> GOAL OF THE EXERCISE: Take the material below and extract the lines from the one with "Generate a component" through the one with "import * as", word for word, without pictures.

-- Begin DATA ENTRIES --

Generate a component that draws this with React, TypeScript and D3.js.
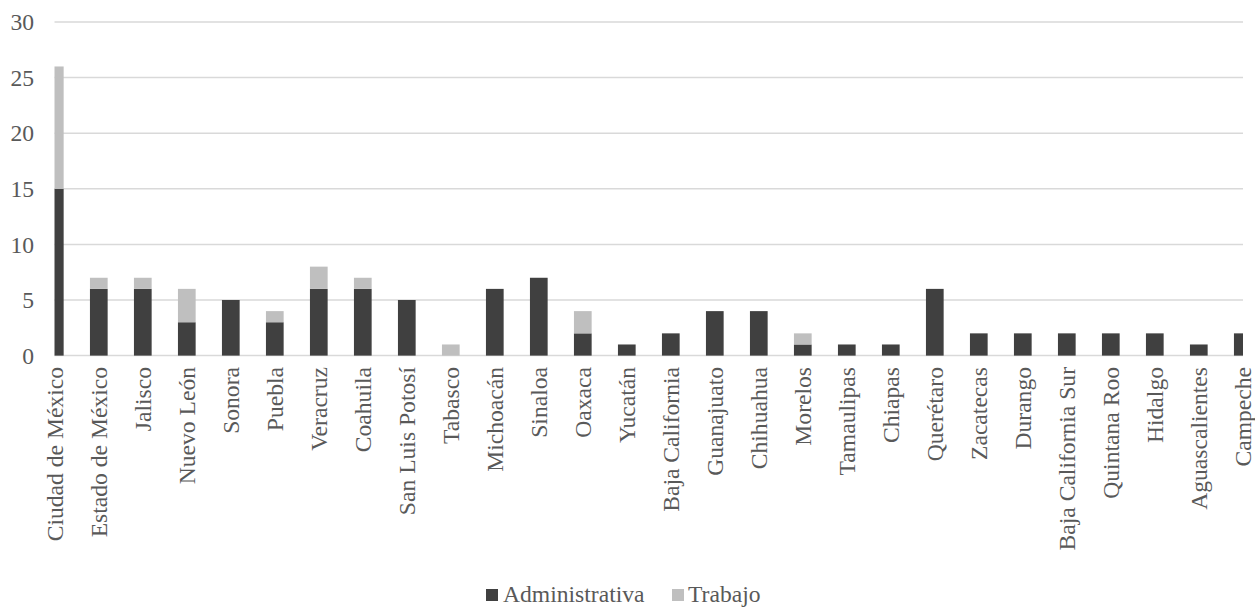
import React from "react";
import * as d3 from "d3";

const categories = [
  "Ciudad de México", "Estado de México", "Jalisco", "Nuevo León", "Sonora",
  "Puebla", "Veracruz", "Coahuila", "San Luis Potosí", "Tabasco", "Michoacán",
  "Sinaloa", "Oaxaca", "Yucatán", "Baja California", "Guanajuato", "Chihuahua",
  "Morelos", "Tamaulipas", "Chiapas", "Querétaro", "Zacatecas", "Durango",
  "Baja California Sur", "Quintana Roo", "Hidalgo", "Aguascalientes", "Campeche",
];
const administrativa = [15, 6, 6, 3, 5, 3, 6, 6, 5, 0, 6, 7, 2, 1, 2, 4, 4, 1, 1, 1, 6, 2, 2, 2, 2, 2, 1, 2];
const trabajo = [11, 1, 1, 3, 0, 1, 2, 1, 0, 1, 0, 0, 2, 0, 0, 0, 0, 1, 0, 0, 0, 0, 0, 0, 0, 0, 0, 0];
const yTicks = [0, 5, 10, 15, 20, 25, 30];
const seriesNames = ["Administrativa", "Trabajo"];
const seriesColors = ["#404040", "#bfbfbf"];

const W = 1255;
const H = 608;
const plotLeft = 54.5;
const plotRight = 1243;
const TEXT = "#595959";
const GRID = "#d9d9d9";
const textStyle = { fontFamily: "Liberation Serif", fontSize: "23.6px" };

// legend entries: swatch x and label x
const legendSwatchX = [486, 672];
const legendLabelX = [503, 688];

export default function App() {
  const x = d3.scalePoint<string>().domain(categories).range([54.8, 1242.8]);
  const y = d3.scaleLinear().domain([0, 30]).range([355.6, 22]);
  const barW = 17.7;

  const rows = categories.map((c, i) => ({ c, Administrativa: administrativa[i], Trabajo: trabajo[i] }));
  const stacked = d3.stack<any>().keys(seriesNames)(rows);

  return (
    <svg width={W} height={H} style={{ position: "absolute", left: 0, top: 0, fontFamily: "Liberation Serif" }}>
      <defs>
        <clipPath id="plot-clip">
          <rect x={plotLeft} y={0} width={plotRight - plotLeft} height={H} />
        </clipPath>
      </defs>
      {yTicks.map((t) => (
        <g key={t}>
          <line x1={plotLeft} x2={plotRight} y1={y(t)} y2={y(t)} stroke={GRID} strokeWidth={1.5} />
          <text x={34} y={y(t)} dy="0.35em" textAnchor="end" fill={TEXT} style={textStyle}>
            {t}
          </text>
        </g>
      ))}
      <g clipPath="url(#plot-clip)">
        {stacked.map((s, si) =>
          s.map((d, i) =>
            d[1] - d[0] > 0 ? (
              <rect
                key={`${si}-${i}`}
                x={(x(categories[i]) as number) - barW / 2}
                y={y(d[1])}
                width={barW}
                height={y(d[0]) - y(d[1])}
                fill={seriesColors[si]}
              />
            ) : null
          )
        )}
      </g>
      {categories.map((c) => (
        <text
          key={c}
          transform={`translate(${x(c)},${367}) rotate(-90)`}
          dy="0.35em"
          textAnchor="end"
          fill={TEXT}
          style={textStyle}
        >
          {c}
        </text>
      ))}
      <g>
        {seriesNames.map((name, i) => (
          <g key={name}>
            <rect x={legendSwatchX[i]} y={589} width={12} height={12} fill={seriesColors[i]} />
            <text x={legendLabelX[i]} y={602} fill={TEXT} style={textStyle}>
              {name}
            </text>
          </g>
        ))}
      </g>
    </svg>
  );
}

-- End DATA ENTRIES --
-- Begin DATA ENTRIES --

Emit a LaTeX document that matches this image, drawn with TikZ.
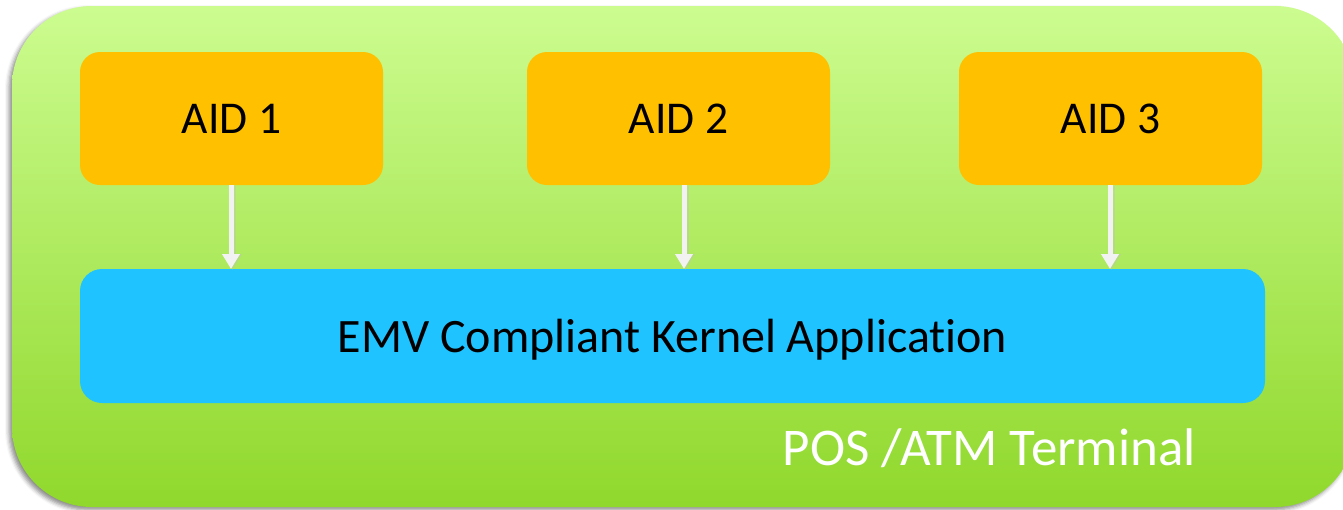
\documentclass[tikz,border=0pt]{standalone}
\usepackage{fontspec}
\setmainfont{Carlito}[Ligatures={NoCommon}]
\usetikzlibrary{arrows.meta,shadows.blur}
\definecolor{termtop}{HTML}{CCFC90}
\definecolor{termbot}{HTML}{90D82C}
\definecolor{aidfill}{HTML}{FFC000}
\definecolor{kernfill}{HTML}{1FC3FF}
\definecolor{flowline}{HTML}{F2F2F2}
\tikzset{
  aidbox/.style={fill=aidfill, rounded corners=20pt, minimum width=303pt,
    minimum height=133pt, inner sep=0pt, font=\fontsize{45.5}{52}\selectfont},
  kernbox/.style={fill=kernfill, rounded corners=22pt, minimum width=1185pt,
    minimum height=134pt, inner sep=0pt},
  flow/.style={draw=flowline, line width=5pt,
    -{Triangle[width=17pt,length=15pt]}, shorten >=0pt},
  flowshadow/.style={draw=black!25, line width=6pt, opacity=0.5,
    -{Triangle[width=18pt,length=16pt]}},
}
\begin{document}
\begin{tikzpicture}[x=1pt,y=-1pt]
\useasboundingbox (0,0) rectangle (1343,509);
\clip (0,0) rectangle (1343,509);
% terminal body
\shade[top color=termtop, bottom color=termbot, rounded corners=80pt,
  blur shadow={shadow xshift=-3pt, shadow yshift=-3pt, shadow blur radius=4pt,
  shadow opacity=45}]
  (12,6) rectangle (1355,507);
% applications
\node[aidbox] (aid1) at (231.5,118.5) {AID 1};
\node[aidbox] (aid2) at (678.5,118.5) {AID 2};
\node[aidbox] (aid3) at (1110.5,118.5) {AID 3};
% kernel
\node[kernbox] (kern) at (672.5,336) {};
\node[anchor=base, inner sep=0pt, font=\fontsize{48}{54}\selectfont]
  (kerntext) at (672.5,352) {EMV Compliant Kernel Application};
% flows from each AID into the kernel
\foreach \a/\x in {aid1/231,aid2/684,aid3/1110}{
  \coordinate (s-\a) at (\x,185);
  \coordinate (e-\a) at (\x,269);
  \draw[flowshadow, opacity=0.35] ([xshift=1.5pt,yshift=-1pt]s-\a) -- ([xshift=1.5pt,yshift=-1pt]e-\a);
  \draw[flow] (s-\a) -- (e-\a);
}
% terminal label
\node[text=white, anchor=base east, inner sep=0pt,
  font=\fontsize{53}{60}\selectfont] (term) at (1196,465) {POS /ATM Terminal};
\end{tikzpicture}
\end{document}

-- End DATA ENTRIES --

> RESULT FOR THIS EXERCISE:
Generate a component that draws this with React, TypeScript and D3.js.
import React from "react";
import * as d3 from "d3";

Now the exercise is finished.